I walked up to the melting yew, and the tenacious beach on the cliff face in Caroline's garden. All inspired.
I saw a heron, and a red squirrel. People who drive to the car park don't get to see the red squirrels.
Two ducks, a heron and a squirrel.
Marriage, maintain inner balance, self-reliance, intuition, patience, gathering, preparedness for the future, trust.
Good day I'd say.
Today I had an urge to go to the sea. Down the beach in the freezing golden light to a calm but chilly North Sea, as tomorrow, I'll be sitting by the Med. GW WP.
I have some chores to do first. Euros, a new toothbrush, return the CDs to the library. I love a day off, when all I've got to worry me is getting a new toothbrush and some dosh for my hols.
Post office. Fifty Euros is thirty-five quid. Which means a fiver is 3.50 and a tenner is 7. Am sorted.
I get the toothbrush and have a look in Ottakers for the perfect beach book. But I don't want to go to the beach. Ungrateful, but I long for low sun snow and chill and woolly sox and a good Winter read. Not scent of Bergasol and sand between my toes. It's all wrong.
The only book that interests me is The Winter Book. Short stories by a Finnish author. I'm going to Lapland for New Year. It seems suitable.
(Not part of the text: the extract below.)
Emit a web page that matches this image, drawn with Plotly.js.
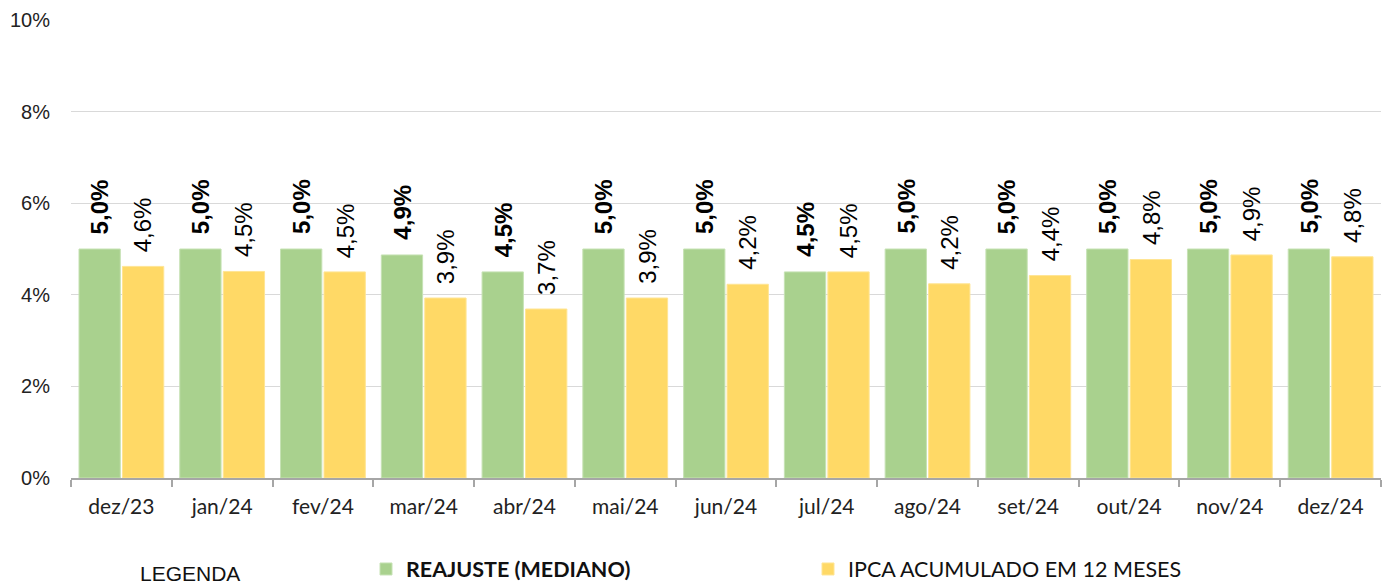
<!DOCTYPE html>
<html>
<head>
<meta charset="utf-8">
<script src="https://cdn.plot.ly/plotly-3.0.1.min.js"></script>
<style>html,body{margin:0;padding:0;background:#fff;}#chart{width:1388px;height:585px;}</style>
</head>
<body>
<div id="chart"></div>
<script>
const categories = ['dez/23','jan/24','fev/24','mar/24','abr/24','mai/24','jun/24','jul/24','ago/24','set/24','out/24','nov/24','dez/24'];
const reajuste = [5.0,5.0,5.0,4.87,4.5,5.0,5.0,4.5,5.0,5.0,5.0,5.0,5.0];
const ipca = [4.62,4.51,4.50,3.93,3.69,3.93,4.23,4.50,4.24,4.42,4.77,4.87,4.83];
const seriesNames = ['<b>REAJUSTE (MEDIANO)</b>','IPCA ACUMULADO EM 12 MESES'];
const yTicks = [0,2,4,6,8,10];
const yTickText = yTicks.map(v => v + '%');

const GREEN = '#A9D18E', YELLOW = '#FFD966';
const fmt = v => v.toFixed(1).replace('.', ',') + '%';

const traces = [
  {type:'bar', x:categories, y:reajuste, name:seriesNames[0],
   marker:{color:GREEN, line:{color:'#c6e2b4', width:1}}, hoverinfo:'y'},
  {type:'bar', x:categories, y:ipca, name:seriesNames[1],
   marker:{color:YELLOW, line:{color:'#ffe594', width:1}}, hoverinfo:'y'}
];

const annotations = [];
categories.forEach((c,i)=>{
  annotations.push({x:c, y:reajuste[i], xref:'x', yref:'y', text:'<b>'+fmt(reajuste[i])+'</b>',
    textangle:-90, showarrow:false, xanchor:'center', yanchor:'bottom', xshift:-21.5, yshift:13,
    font:{family:'Liberation Sans, Arial, sans-serif', size:24, color:'#000'}});
  annotations.push({x:c, y:ipca[i], xref:'x', yref:'y', text:fmt(ipca[i]),
    textangle:-90, showarrow:false, xanchor:'center', yanchor:'bottom', xshift:22, yshift:12,
    font:{family:'Liberation Sans, Arial, sans-serif', size:24, color:'#000'}});
});
annotations.push({xref:'paper', yref:'paper', x:(190-71)/1310, y:(478-573)/458, xanchor:'center', yanchor:'middle',
  text:'LEGENDA', showarrow:false, font:{family:'Liberation Sans Narrow, Liberation Sans, Arial', size:21, color:'#111'}});

const layout = {
  width:1388, height:585,
  margin:{l:71, r:7, t:20, b:107, autoexpand:false},
  paper_bgcolor:'#fff', plot_bgcolor:'#fff',
  barmode:'group', bargap:0.137, bargroupgap:0.05,
  xaxis:{type:'category', categoryarray:categories, categoryorder:'array',
    tickson:'boundaries', ticks:'outside', ticklen:7, tickcolor:'#a6a6a6', tickwidth:1.5,
    showline:true, linecolor:'#a6a6a6', linewidth:1.5, showgrid:false,
    tickfont:{family:'Lato, sans-serif', size:21, color:'#222'}, ticklabelstandoff:9, fixedrange:true},
  xaxis2:{overlaying:'x', anchor:'y', range:[-0.5,12.5], tickmode:'linear', tick0:-0.5, dtick:1,
    ticks:'inside', ticklen:6, tickcolor:'#a6a6a6', tickwidth:1.5, showticklabels:false,
    showgrid:false, showline:false, zeroline:false},
  yaxis:{range:[0,10], tickmode:'array', tickvals:yTicks, ticktext:yTickText, showline:false, zeroline:false,
    gridcolor:'#d9d9d9', gridwidth:1, ticks:'', ticklabelstandoff:20,
    tickfont:{family:'Liberation Sans, Arial, sans-serif', size:20, color:'#222'}},
  showlegend:true,
  legend:{orientation:'h', x:(366-71)/1310, xanchor:'left', y:(478-569)/458, yanchor:'middle',
    entrywidth:397, entrywidthmode:'pixels',
    font:{family:'Lato, sans-serif', size:21.5, color:'#111'}, bgcolor:'rgba(0,0,0,0)'},
  annotations:annotations
};

Plotly.newPlot('chart', traces, layout, {displayModeBar:false});
</script>
</body>
</html>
I buy it, and walk to the library. Wolf librarian isn't in the media centre. Am disappointed, so I don't take anything else out and go and see if Annie Bell has been returned. Not on the shelf, not due back to 25th now. And here he is checking out books as I go to make a reservation. The Vegetable Book. For the detox I'm intending for when I come home. He wanders over to me at the counter but a middle aged woman is serving me. I say serving me, between conversations she manages to charge me 50p for the privilege of standing with her back to me most of the time. I hate that, it's so rude. He walks past as I'm writing out my own card.
I'm off on an internal rant 'Bloody librarians. What the hell is she getting paid for? Four of them hanging about chatting and me writing out my own reservation card. Perhaps I could come in on the 24th and take it to the post office for them as well. Save them the trip since they are so busy', I nearly write my old address in Glasgow. My student address. I'm shocked back into reality as I wonder where the hell that came from, when I smell him, catch his plaid shirt out of the corner of my eye, he's facing me, close enough to grab and plant a big kiss on. Now that would give them something to chat about.
He has very white skin and dark hairy arms. Silent. That masculine scent. That pulse.
And is too young.
Still, it never stopped Joan Collins.
I walk home but don't go into the flat, I get into the car and go down the beach. I'm walking the prom with my vanilla ice cream oyster when two journalists stop me and ask me if I'm scared of the vicious seagulls. They both look about twelve. The girl has an ace camera, the boy is really annoying. They've heard about the Aberdonian seagulls attacking people, but have been unable to get the seagulls to fly in a malicious manner, even given the bread they're trying to feed them. He's leading and leading,
"Were you scared they'd steal your ice cream while you were walking along there?
"No."
"Why not, haven't you heard that they attack people?"
"Well, yes, but you were feeding them.
He's non plussed by that and I feel sorry for him. So I tell him how the huge horrible birds have gone now or have diminished in size because we don't leave bin bags out any more. The council put wheelie bins and big skip bins in their place. So there are no more seagulls in the city. They used to wake us up a first light with their calls, ripping the bags open. What a mess it was. Now there's not the food supply to support the numbers there used to be. At first there were reports of children having cones taken out of their hands, but I'd not heard of that recently. I tell him my own personal theory that the overnight reduction in food supply plus a few bad winters have culled them. The big birds can't survive and smaller ones have come instead. I suggest the RSPB might be able to confirm the new smaller breed.
"Were you afraid of them when they were in the city?
"No, I was in my flat. I heard them outside.
"Were you afraid though?"
I eventually tell him to stop making up stories. They take my photo. Fame at last.
I hope I didn't have ice cream all over my face.
Packing done, then half of it taken back out again, I watch Gardener's World, in the hope that one day I'll get off my behind and get back into the garden. Yesterday in the walled garden in Crathes, the gardeners were digging the soil, the scent of it was glorious.
Back to Monty, it's been a bumper year for fungi, I saw so many huge circles of them in Crathes yesterday, you couldn't walk between the trees. They are incredibly useful apparently. Breaking down the dead grass and twigs on our back garden and Crathes forest, making the next generation of humus to feed the trees and plants to come.
Everything has it's place.
Even seagulls.
Not so sure about journalists though.